I don't know. All that effort, and I'm not even sure the quoted improvement is outside the error of measurement. The author doesn't specify the hardware here either, and the sustained rate of 15MB/s (peak: <35MB/s) seems to me like it's fairly old. His graphs are anything but convincing: need better data.

Really, the best thing you can do to improve your HDD performance is to:

1. Throw out ext3 and replace it with a better file system - consensus seems to be XFS if you have lots of large files, Reiser if you have lots of small ones or JFS for a nice blend. I personally have been using JFS for pretty much everything for a few years.

2. Buy a better hard disk. Good SATA disks are blazing fast these days. Get a Serial Attached SCSI RAID if the lack of speed is costing you money.

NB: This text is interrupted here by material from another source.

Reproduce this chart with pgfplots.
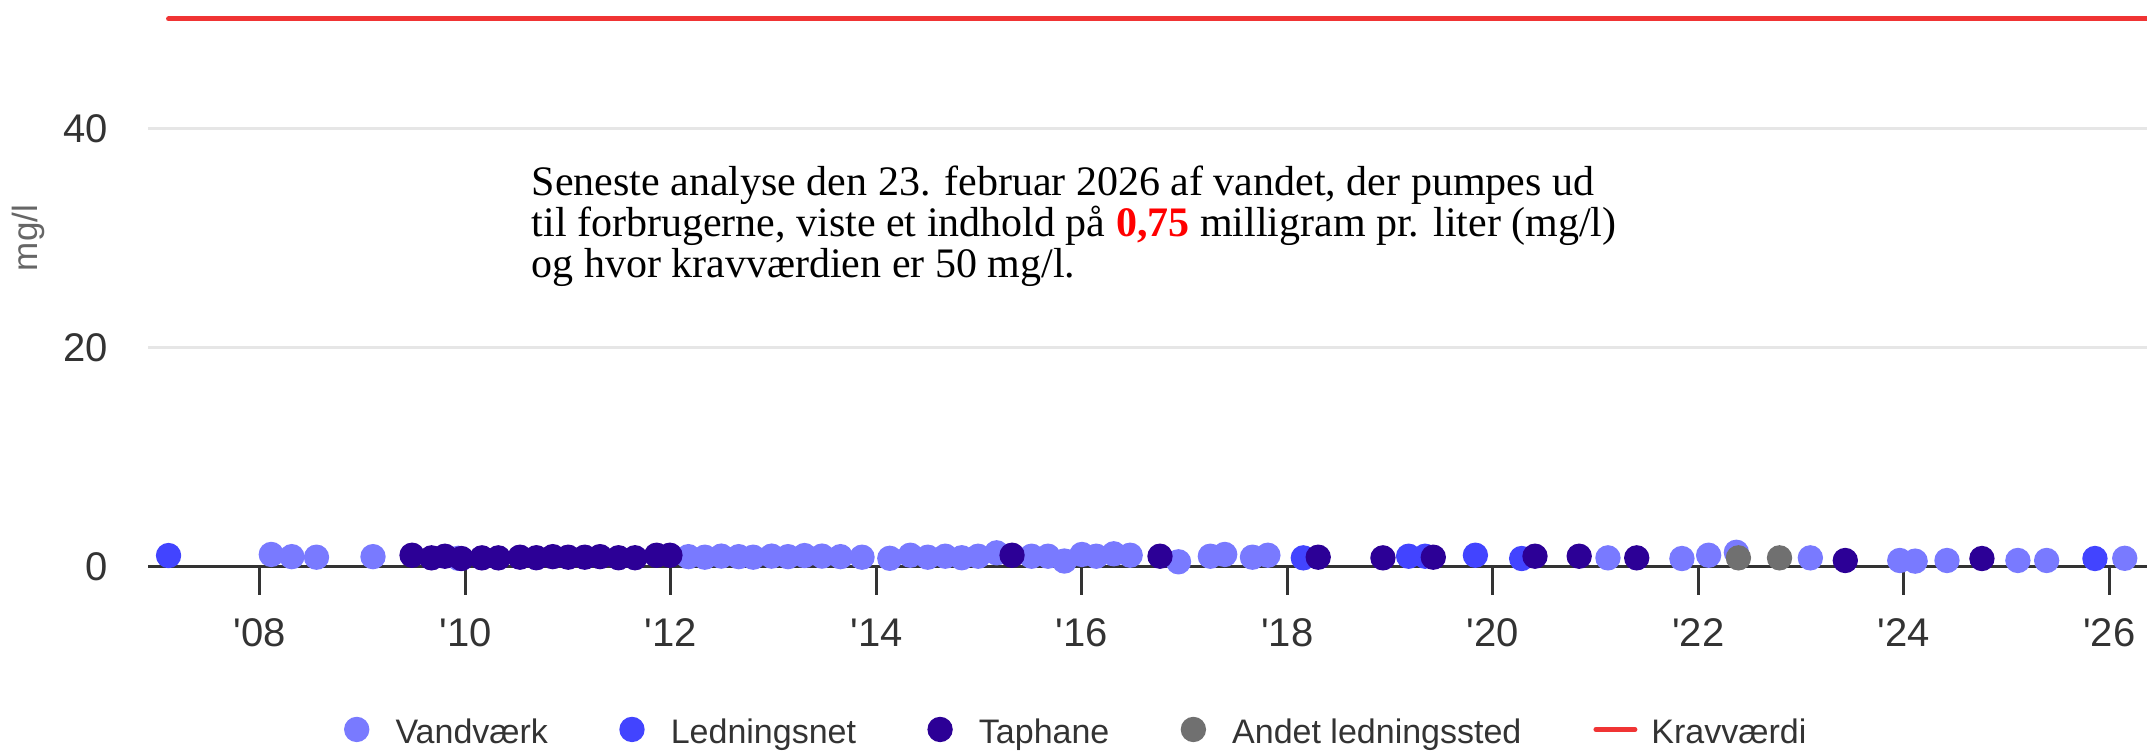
\documentclass[border=0pt]{standalone}
\usepackage{fontspec}
\setmainfont{Liberation Sans}[Ligatures=TeXOff]
\newfontfamily\seriffont{Liberation Serif}
\usepackage{pgfplots}
\pgfplotsset{compat=1.18}
\definecolor{vandcol}{RGB}{121,122,255}
\definecolor{ledcol}{RGB}{66,68,255}
\definecolor{tapcol}{RGB}{44,0,150}
\definecolor{andcol}{RGB}{112,112,112}
\definecolor{kravcol}{RGB}{240,52,52}
\definecolor{axiscol}{RGB}{51,51,51}
\definecolor{gridcol}{RGB}{230,230,230}
\definecolor{labcol}{RGB}{102,102,102}
\definecolor{txtred}{RGB}{255,0,0}
\pgfplotsset{
  dotleg/.style={legend image code/.code={\draw[##1] plot coordinates {(0pt,1.2pt)}; \path (7.25pt,1.2pt);}},
  kravleg/.style={legend image code/.code={\draw[##1] (0.75pt,1.2pt) -- (12.45pt,1.2pt);}},
}
\begin{document}
\begin{tikzpicture}
\useasboundingbox (0,0) rectangle (644.1pt,225pt);
\begin{axis}[
  at={(44.4pt,55.05pt)}, anchor=south west,
  scale only axis, width=599.7pt, height=169.18pt,
  xmin=2006.910, xmax=2026.367, ymin=0, ymax=51.5,
  clip=false,
  axis x line*=bottom, axis y line*=left,
  x axis line style={draw=axiscol, line width=1pt, -},
  y axis line style={draw=none},
  xtick={2008,2010,2012,2014,2016,2018,2020,2022,2024,2026},
  xticklabels={'08,'10,'12,'14,'16,'18,'20,'22,'24,'26},
  xtick style={draw=axiscol, line width=0.9pt},
  major tick length=8.4pt, tick align=outside,
  ytick={0,20,40}, yticklabels={0,20,40},
  ytick style={draw=none},
  ymajorgrids, grid style={gridcol, line width=0.8pt},
  ticklabel style={font=\fontsize{12}{14}\selectfont, text=axiscol},
  xticklabel style={anchor=base, yshift=-15.7pt},
  yticklabel style={anchor=east, inner sep=0pt, xshift=-3.5pt},
  ylabel={mg/l},
  ylabel style={at={(axis description cs:-0.060,0.5826)}, anchor=center, font=\fontsize{10.5}{12}\selectfont, text=labcol},
  legend columns=5,
  legend style={draw=none, fill=none, at={(axis description cs:0.464,-0.295)}, anchor=center,
    font=\fontsize{10.2}{12}\selectfont, text=axiscol, nodes={inner sep=0pt},
    /tikz/every odd column/.append style={column sep=4.2pt},
    /tikz/every even column/.append style={column sep=21.6pt}},
  mark size=3.6pt,
]
\addplot[only marks, mark=*, color=vandcol, dotleg] coordinates {
(2008.11,1.10) (2008.31,0.90) (2008.55,0.85) (2009.10,0.90) (2009.93,0.75)
(2012.17,0.90) (2012.33,0.85) (2012.49,0.95) (2012.66,0.90) (2012.80,0.85)
(2012.98,0.95) (2013.14,0.90) (2013.30,1.00) (2013.47,0.95) (2013.65,0.90)
(2013.86,0.85) (2014.13,0.75) (2014.33,1.03) (2014.50,0.85) (2014.67,0.94)
(2014.83,0.80) (2014.99,0.94) (2015.17,1.25) (2015.51,0.94) (2015.67,0.94)
(2015.83,0.50) (2016.00,1.10) (2016.14,0.94) (2016.31,1.16) (2016.47,1.03)
(2016.94,0.43) (2017.25,0.94) (2017.39,1.10) (2017.66,0.85) (2017.81,1.03)
(2021.12,0.79) (2021.84,0.73) (2022.10,1.03) (2022.37,1.30) (2023.09,0.79)
(2023.96,0.55) (2024.11,0.49) (2024.42,0.55) (2025.11,0.55) (2025.39,0.55)
(2026.15,0.75)
};
\addlegendentry{Vandværk}
\addplot[only marks, mark=*, color=ledcol, dotleg] coordinates {
(2007.11,1.00) (2018.155,0.79) (2019.18,0.94) (2019.34,0.94) (2019.83,1.03)
(2020.28,0.73) (2025.86,0.73)
};
\addlegendentry{Ledningsnet}
\addplot[only marks, mark=*, color=tapcol, dotleg] coordinates {
(2009.48,1.03) (2009.67,0.79) (2009.80,0.94) (2009.96,0.73) (2010.16,0.79)
(2010.32,0.79) (2010.53,0.85) (2010.69,0.80) (2010.85,0.90) (2011.00,0.85)
(2011.16,0.85) (2011.31,0.90) (2011.49,0.80) (2011.65,0.80) (2011.86,1.03)
(2011.99,1.03) (2015.32,1.03) (2016.76,0.94) (2018.30,0.85) (2018.93,0.79)
(2019.42,0.85) (2020.41,0.94) (2020.84,0.94) (2021.40,0.79) (2023.43,0.55)
(2024.76,0.73)
};
\addlegendentry{Taphane}
\addplot[only marks, mark=*, color=andcol, dotleg] coordinates {
(2022.39,0.79) (2022.79,0.79)
};
\addlegendentry{Andet ledningssted}
\addplot[kravcol, line width=1.5pt, line cap=round, no marks, kravleg] coordinates {
(2007.11,50) (2026.367,50)
};
\addlegendentry{Kravværdi}
\end{axis}
\begin{scope}[every node/.style={anchor=base west, inner sep=0pt, font=\seriffont\fontsize{12.6}{14}\selectfont}]
\node at (159.3pt,166.3pt) {Seneste analyse den 23. februar 2026 af vandet, der pumpes ud};
\node at (159.3pt,154.0pt) {til forbrugerne, viste et indhold på \textcolor{txtred}{\textbf{0,75}} milligram pr. liter (mg/l)};
\node at (159.3pt,141.7pt) {og hvor kravværdien er 50 mg/l.};
\end{scope}
\end{tikzpicture}
\end{document}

Also, ZFS (http://en.wikipedia.org/wiki/ZFS) might be worth looking into.


As far as I know, there's no ZFS support in the mainstream Linux distributions at the moment, although I admit I haven't looked into it. To be honest, I'd probably only use it in anger once they GPL it and it goes into either the mainline kernel or it at least is adopted by a commercial distribution. Of course, on Solaris, go knock yourself out. :)


Indeed, no ZFS support in major linux distributions due to licensing issues. FreeBSD has support for it though.


One way of defragging your files: moving all your content over to a fresh partition and moving it back equates to a completely unfragmented file system.


Another more important question, does the extra fragmentation actually affect performance and how does fragmentation behave over time (as linux file systems tend to de-fragment themselves during use)?